Stored records
-- START --
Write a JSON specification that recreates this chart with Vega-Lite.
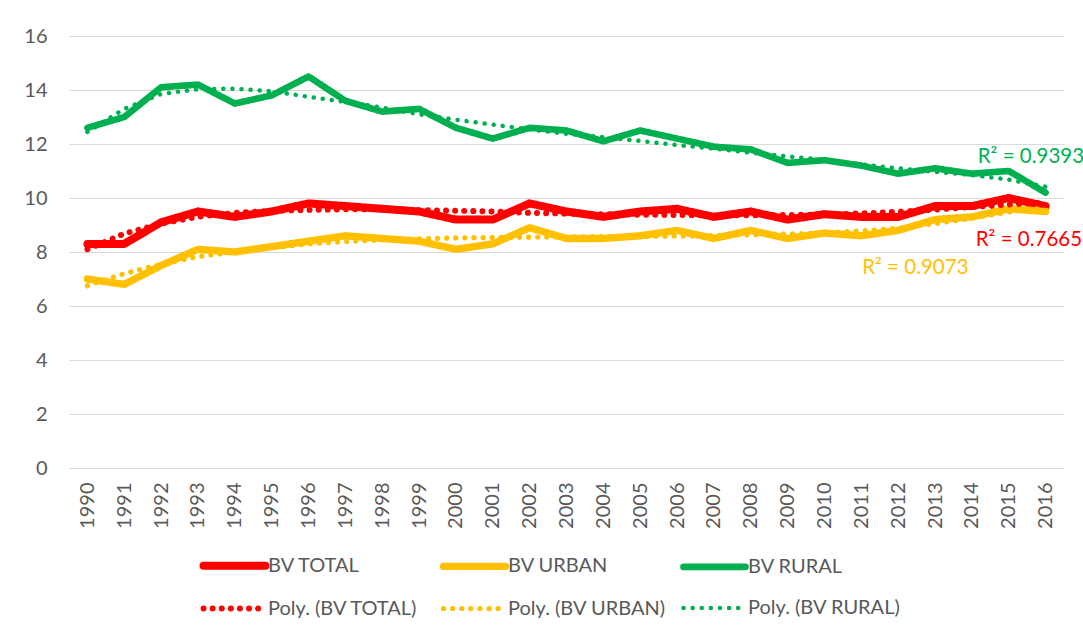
{
  "$schema": "https://vega.github.io/schema/vega-lite/v6.json",
  "width": 995,
  "height": 432,
  "autosize": {"type": "none"},
  "padding": {"left": 69, "top": 36, "right": 19, "bottom": 167},
  "background": "white",
  "config": {
    "font": "Lato",
    "view": {"stroke": null},
    "axis": {"labelColor": "#595959", "labelFontSize": 20, "title": null, "ticks": false, "gridColor": "#d9d9d9", "domainColor": "#d9d9d9"}
  },
  "datasets": {
    "observed": [
      {"year": "1990", "series": "BV TOTAL", "value": 8.3}, {"year": "1990", "series": "BV URBAN", "value": 7.0}, {"year": "1990", "series": "BV RURAL", "value": 12.6},
      {"year": "1991", "series": "BV TOTAL", "value": 8.3}, {"year": "1991", "series": "BV URBAN", "value": 6.8}, {"year": "1991", "series": "BV RURAL", "value": 13.0},
      {"year": "1992", "series": "BV TOTAL", "value": 9.1}, {"year": "1992", "series": "BV URBAN", "value": 7.5}, {"year": "1992", "series": "BV RURAL", "value": 14.1},
      {"year": "1993", "series": "BV TOTAL", "value": 9.5}, {"year": "1993", "series": "BV URBAN", "value": 8.1}, {"year": "1993", "series": "BV RURAL", "value": 14.2},
      {"year": "1994", "series": "BV TOTAL", "value": 9.3}, {"year": "1994", "series": "BV URBAN", "value": 8.0}, {"year": "1994", "series": "BV RURAL", "value": 13.5},
      {"year": "1995", "series": "BV TOTAL", "value": 9.5}, {"year": "1995", "series": "BV URBAN", "value": 8.2}, {"year": "1995", "series": "BV RURAL", "value": 13.8},
      {"year": "1996", "series": "BV TOTAL", "value": 9.8}, {"year": "1996", "series": "BV URBAN", "value": 8.4}, {"year": "1996", "series": "BV RURAL", "value": 14.5},
      {"year": "1997", "series": "BV TOTAL", "value": 9.7}, {"year": "1997", "series": "BV URBAN", "value": 8.6}, {"year": "1997", "series": "BV RURAL", "value": 13.6},
      {"year": "1998", "series": "BV TOTAL", "value": 9.6}, {"year": "1998", "series": "BV URBAN", "value": 8.5}, {"year": "1998", "series": "BV RURAL", "value": 13.2},
      {"year": "1999", "series": "BV TOTAL", "value": 9.5}, {"year": "1999", "series": "BV URBAN", "value": 8.4}, {"year": "1999", "series": "BV RURAL", "value": 13.3},
      {"year": "2000", "series": "BV TOTAL", "value": 9.2}, {"year": "2000", "series": "BV URBAN", "value": 8.1}, {"year": "2000", "series": "BV RURAL", "value": 12.6},
      {"year": "2001", "series": "BV TOTAL", "value": 9.2}, {"year": "2001", "series": "BV URBAN", "value": 8.3}, {"year": "2001", "series": "BV RURAL", "value": 12.2},
      {"year": "2002", "series": "BV TOTAL", "value": 9.8}, {"year": "2002", "series": "BV URBAN", "value": 8.9}, {"year": "2002", "series": "BV RURAL", "value": 12.6},
      {"year": "2003", "series": "BV TOTAL", "value": 9.5}, {"year": "2003", "series": "BV URBAN", "value": 8.5}, {"year": "2003", "series": "BV RURAL", "value": 12.5},
      {"year": "2004", "series": "BV TOTAL", "value": 9.3}, {"year": "2004", "series": "BV URBAN", "value": 8.5}, {"year": "2004", "series": "BV RURAL", "value": 12.1},
      {"year": "2005", "series": "BV TOTAL", "value": 9.5}, {"year": "2005", "series": "BV URBAN", "value": 8.6}, {"year": "2005", "series": "BV RURAL", "value": 12.5},
      {"year": "2006", "series": "BV TOTAL", "value": 9.6}, {"year": "2006", "series": "BV URBAN", "value": 8.8}, {"year": "2006", "series": "BV RURAL", "value": 12.2},
      {"year": "2007", "series": "BV TOTAL", "value": 9.3}, {"year": "2007", "series": "BV URBAN", "value": 8.5}, {"year": "2007", "series": "BV RURAL", "value": 11.9},
      {"year": "2008", "series": "BV TOTAL", "value": 9.5}, {"year": "2008", "series": "BV URBAN", "value": 8.8}, {"year": "2008", "series": "BV RURAL", "value": 11.8},
      {"year": "2009", "series": "BV TOTAL", "value": 9.2}, {"year": "2009", "series": "BV URBAN", "value": 8.5}, {"year": "2009", "series": "BV RURAL", "value": 11.3},
      {"year": "2010", "series": "BV TOTAL", "value": 9.4}, {"year": "2010", "series": "BV URBAN", "value": 8.7}, {"year": "2010", "series": "BV RURAL", "value": 11.4},
      {"year": "2011", "series": "BV TOTAL", "value": 9.3}, {"year": "2011", "series": "BV URBAN", "value": 8.6}, {"year": "2011", "series": "BV RURAL", "value": 11.2},
      {"year": "2012", "series": "BV TOTAL", "value": 9.3}, {"year": "2012", "series": "BV URBAN", "value": 8.8}, {"year": "2012", "series": "BV RURAL", "value": 10.9},
      {"year": "2013", "series": "BV TOTAL", "value": 9.7}, {"year": "2013", "series": "BV URBAN", "value": 9.2}, {"year": "2013", "series": "BV RURAL", "value": 11.1},
      {"year": "2014", "series": "BV TOTAL", "value": 9.7}, {"year": "2014", "series": "BV URBAN", "value": 9.3}, {"year": "2014", "series": "BV RURAL", "value": 10.9},
      {"year": "2015", "series": "BV TOTAL", "value": 10.0}, {"year": "2015", "series": "BV URBAN", "value": 9.6}, {"year": "2015", "series": "BV RURAL", "value": 11.0},
      {"year": "2016", "series": "BV TOTAL", "value": 9.7}, {"year": "2016", "series": "BV URBAN", "value": 9.5}, {"year": "2016", "series": "BV RURAL", "value": 10.2}
    ],
    "trend": [
      {"year": "1990", "series": "Poly. (BV TOTAL)", "value": 8.1}, {"year": "1990", "series": "Poly. (BV URBAN)", "value": 6.75}, {"year": "1990", "series": "Poly. (BV RURAL)", "value": 12.45},
      {"year": "1991", "series": "Poly. (BV TOTAL)", "value": 8.68}, {"year": "1991", "series": "Poly. (BV URBAN)", "value": 7.2}, {"year": "1991", "series": "Poly. (BV RURAL)", "value": 13.3},
      {"year": "1992", "series": "Poly. (BV TOTAL)", "value": 9.05}, {"year": "1992", "series": "Poly. (BV URBAN)", "value": 7.55}, {"year": "1992", "series": "Poly. (BV RURAL)", "value": 13.85},
      {"year": "1993", "series": "Poly. (BV TOTAL)", "value": 9.3}, {"year": "1993", "series": "Poly. (BV URBAN)", "value": 7.83}, {"year": "1993", "series": "Poly. (BV RURAL)", "value": 14.03},
      {"year": "1994", "series": "Poly. (BV TOTAL)", "value": 9.45}, {"year": "1994", "series": "Poly. (BV URBAN)", "value": 8.0}, {"year": "1994", "series": "Poly. (BV RURAL)", "value": 14.05},
      {"year": "1995", "series": "Poly. (BV TOTAL)", "value": 9.52}, {"year": "1995", "series": "Poly. (BV URBAN)", "value": 8.15}, {"year": "1995", "series": "Poly. (BV RURAL)", "value": 13.95},
      {"year": "1996", "series": "Poly. (BV TOTAL)", "value": 9.56}, {"year": "1996", "series": "Poly. (BV URBAN)", "value": 8.3}, {"year": "1996", "series": "Poly. (BV RURAL)", "value": 13.75},
      {"year": "1997", "series": "Poly. (BV TOTAL)", "value": 9.58}, {"year": "1997", "series": "Poly. (BV URBAN)", "value": 8.38}, {"year": "1997", "series": "Poly. (BV RURAL)", "value": 13.56},
      {"year": "1998", "series": "Poly. (BV TOTAL)", "value": 9.58}, {"year": "1998", "series": "Poly. (BV URBAN)", "value": 8.45}, {"year": "1998", "series": "Poly. (BV RURAL)", "value": 13.35},
      {"year": "1999", "series": "Poly. (BV TOTAL)", "value": 9.55}, {"year": "1999", "series": "Poly. (BV URBAN)", "value": 8.49}, {"year": "1999", "series": "Poly. (BV RURAL)", "value": 13.1},
      {"year": "2000", "series": "Poly. (BV TOTAL)", "value": 9.53}, {"year": "2000", "series": "Poly. (BV URBAN)", "value": 8.52}, {"year": "2000", "series": "Poly. (BV RURAL)", "value": 12.9},
      {"year": "2001", "series": "Poly. (BV TOTAL)", "value": 9.5}, {"year": "2001", "series": "Poly. (BV URBAN)", "value": 8.54}, {"year": "2001", "series": "Poly. (BV RURAL)", "value": 12.72},
      {"year": "2002", "series": "Poly. (BV TOTAL)", "value": 9.45}, {"year": "2002", "series": "Poly. (BV URBAN)", "value": 8.55}, {"year": "2002", "series": "Poly. (BV RURAL)", "value": 12.54},
      {"year": "2003", "series": "Poly. (BV TOTAL)", "value": 9.42}, {"year": "2003", "series": "Poly. (BV URBAN)", "value": 8.56}, {"year": "2003", "series": "Poly. (BV RURAL)", "value": 12.38},
      {"year": "2004", "series": "Poly. (BV TOTAL)", "value": 9.4}, {"year": "2004", "series": "Poly. (BV URBAN)", "value": 8.57}, {"year": "2004", "series": "Poly. (BV RURAL)", "value": 12.25},
      {"year": "2005", "series": "Poly. (BV TOTAL)", "value": 9.38}, {"year": "2005", "series": "Poly. (BV URBAN)", "value": 8.58}, {"year": "2005", "series": "Poly. (BV RURAL)", "value": 12.11},
      {"year": "2006", "series": "Poly. (BV TOTAL)", "value": 9.37}, {"year": "2006", "series": "Poly. (BV URBAN)", "value": 8.59}, {"year": "2006", "series": "Poly. (BV RURAL)", "value": 11.96},
      {"year": "2007", "series": "Poly. (BV TOTAL)", "value": 9.36}, {"year": "2007", "series": "Poly. (BV URBAN)", "value": 8.61}, {"year": "2007", "series": "Poly. (BV RURAL)", "value": 11.83},
      {"year": "2008", "series": "Poly. (BV TOTAL)", "value": 9.36}, {"year": "2008", "series": "Poly. (BV URBAN)", "value": 8.64}, {"year": "2008", "series": "Poly. (BV RURAL)", "value": 11.68},
      {"year": "2009", "series": "Poly. (BV TOTAL)", "value": 9.37}, {"year": "2009", "series": "Poly. (BV URBAN)", "value": 8.67}, {"year": "2009", "series": "Poly. (BV RURAL)", "value": 11.54},
      {"year": "2010", "series": "Poly. (BV TOTAL)", "value": 9.39}, {"year": "2010", "series": "Poly. (BV URBAN)", "value": 8.71}, {"year": "2010", "series": "Poly. (BV RURAL)", "value": 11.41},
      {"year": "2011", "series": "Poly. (BV TOTAL)", "value": 9.43}, {"year": "2011", "series": "Poly. (BV URBAN)", "value": 8.78}, {"year": "2011", "series": "Poly. (BV RURAL)", "value": 11.24},
      {"year": "2012", "series": "Poly. (BV TOTAL)", "value": 9.49}, {"year": "2012", "series": "Poly. (BV URBAN)", "value": 8.88}, {"year": "2012", "series": "Poly. (BV RURAL)", "value": 11.1},
      {"year": "2013", "series": "Poly. (BV TOTAL)", "value": 9.57}, {"year": "2013", "series": "Poly. (BV URBAN)", "value": 9.05}, {"year": "2013", "series": "Poly. (BV RURAL)", "value": 10.97},
      {"year": "2014", "series": "Poly. (BV TOTAL)", "value": 9.66}, {"year": "2014", "series": "Poly. (BV URBAN)", "value": 9.25}, {"year": "2014", "series": "Poly. (BV RURAL)", "value": 10.85},
      {"year": "2015", "series": "Poly. (BV TOTAL)", "value": 9.76}, {"year": "2015", "series": "Poly. (BV URBAN)", "value": 9.48}, {"year": "2015", "series": "Poly. (BV RURAL)", "value": 10.68},
      {"year": "2016", "series": "Poly. (BV TOTAL)", "value": 9.83}, {"year": "2016", "series": "Poly. (BV URBAN)", "value": 9.64}, {"year": "2016", "series": "Poly. (BV RURAL)", "value": 10.42}
    ],
    "labels": [
      {"year": "2015", "value": 11.52, "label": "R² = 0.9393", "series": "BV RURAL"},
      {"year": "2015", "value": 8.44, "label": "R² = 0.7665", "series": "BV TOTAL"},
      {"year": "2012", "value": 7.41, "label": "R² = 0.9073", "series": "BV URBAN"}
    ]
  },
  "encoding": {
    "x": {"field": "year", "type": "ordinal", "axis": {"labelAngle": -90, "labelPadding": 14, "grid": false, "domain": true}},
    "y": {"field": "value", "type": "quantitative", "scale": {"domain": [0, 16]}, "axis": {"values": [0, 2, 4, 6, 8, 10, 12, 14, 16], "domain": false, "grid": true, "labelPadding": 22}}
  },
  "layer": [
    {
      "data": {"name": "observed"},
      "mark": {"type": "line", "strokeJoin": "round", "strokeCap": "round"},
      "encoding": {
        "color": {"field": "series", "type": "nominal",
          "scale": {"domain": ["BV TOTAL", "BV URBAN", "BV RURAL", "Poly. (BV TOTAL)", "Poly. (BV URBAN)", "Poly. (BV RURAL)"], "range": ["#FF0000", "#FFC000", "#00B050", "#FF0000", "#FFC000", "#00B050"]},
          "legend": {"title": null, "orient": "none", "legendX": 146, "legendY": 510, "columns": 3, "direction": "horizontal", "gridAlign": "all", "symbolType": "M-2,0H2", "symbolSize": 961, "labelFontSize": 20, "labelColor": "#595959", "labelOffset": 14, "columnPadding": 2, "rowPadding": 8, "padding": 0,
            "encoding": {"symbols": {"strokeCap": {"value": "round"}}}}},
        "strokeDash": {"field": "series", "type": "nominal",
          "scale": {"domain": ["BV TOTAL", "BV URBAN", "BV RURAL", "Poly. (BV TOTAL)", "Poly. (BV URBAN)", "Poly. (BV RURAL)"], "range": [[1, 0], [1, 0], [1, 0], [0.1, 9], [0.1, 9], [0.1, 9]]}},
        "strokeWidth": {"field": "series", "type": "nominal",
          "scale": {"domain": ["BV TOTAL", "BV URBAN", "BV RURAL", "Poly. (BV TOTAL)", "Poly. (BV URBAN)", "Poly. (BV RURAL)"], "range": [8, 4.5, 4.5, 4, 4, 4]}}
      }
    },
    {
      "data": {"name": "trend"},
      "mark": {"type": "line", "strokeCap": "round"},
      "encoding": {
        "color": {"field": "series", "type": "nominal"},
        "strokeDash": {"field": "series", "type": "nominal"},
        "strokeWidth": {"field": "series", "type": "nominal"}
      }
    },
    {
      "data": {"name": "labels"},
      "transform": [{"filter": "datum.series == 'BV RURAL'"}],
      "mark": {"type": "text", "align": "left", "baseline": "middle", "dx": -31, "fontSize": 20.5, "color": "#00B050"},
      "encoding": {"text": {"field": "label"}}
    },
    {
      "data": {"name": "labels"},
      "transform": [{"filter": "datum.series == 'BV TOTAL'"}],
      "mark": {"type": "text", "align": "left", "baseline": "middle", "dx": -33, "fontSize": 20.5, "color": "#FF0000"},
      "encoding": {"text": {"field": "label"}}
    },
    {
      "data": {"name": "labels"},
      "transform": [{"filter": "datum.series == 'BV URBAN'"}],
      "mark": {"type": "text", "align": "left", "baseline": "middle", "dx": -36, "fontSize": 20.5, "color": "#FFC000"},
      "encoding": {"text": {"field": "label"}}
    }
  ]
}
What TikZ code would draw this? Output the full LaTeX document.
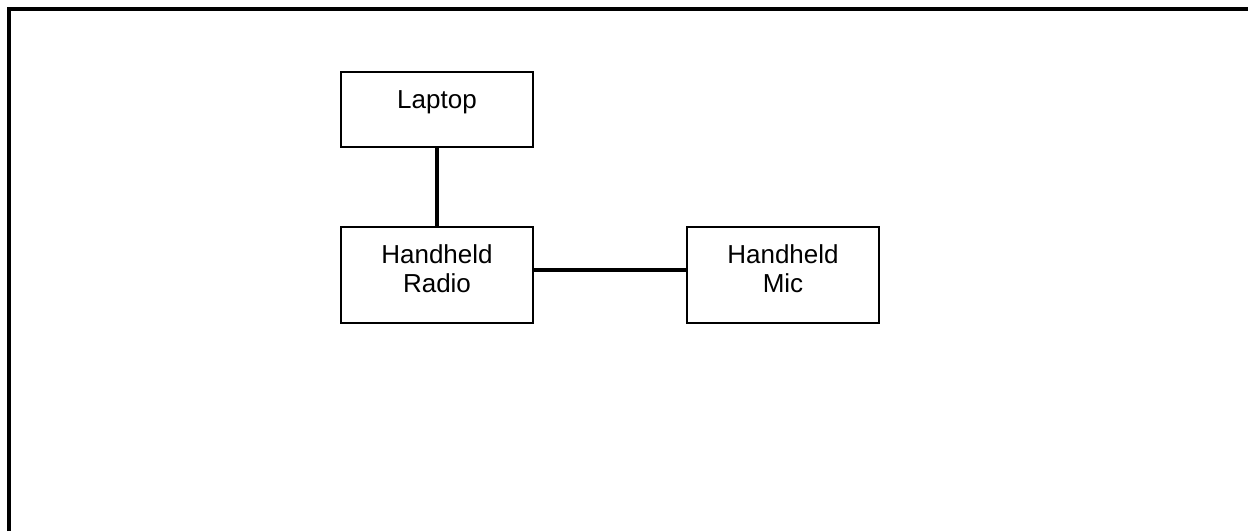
-- END --
WHAT YOU NEED TO DO: Find each line holding the word "this" and copy it.

REPLY TO THE EXERCISE:
Write a JSON specification that recreates this chart with Vega-Lite.
What TikZ code would draw this? Output the full LaTeX document.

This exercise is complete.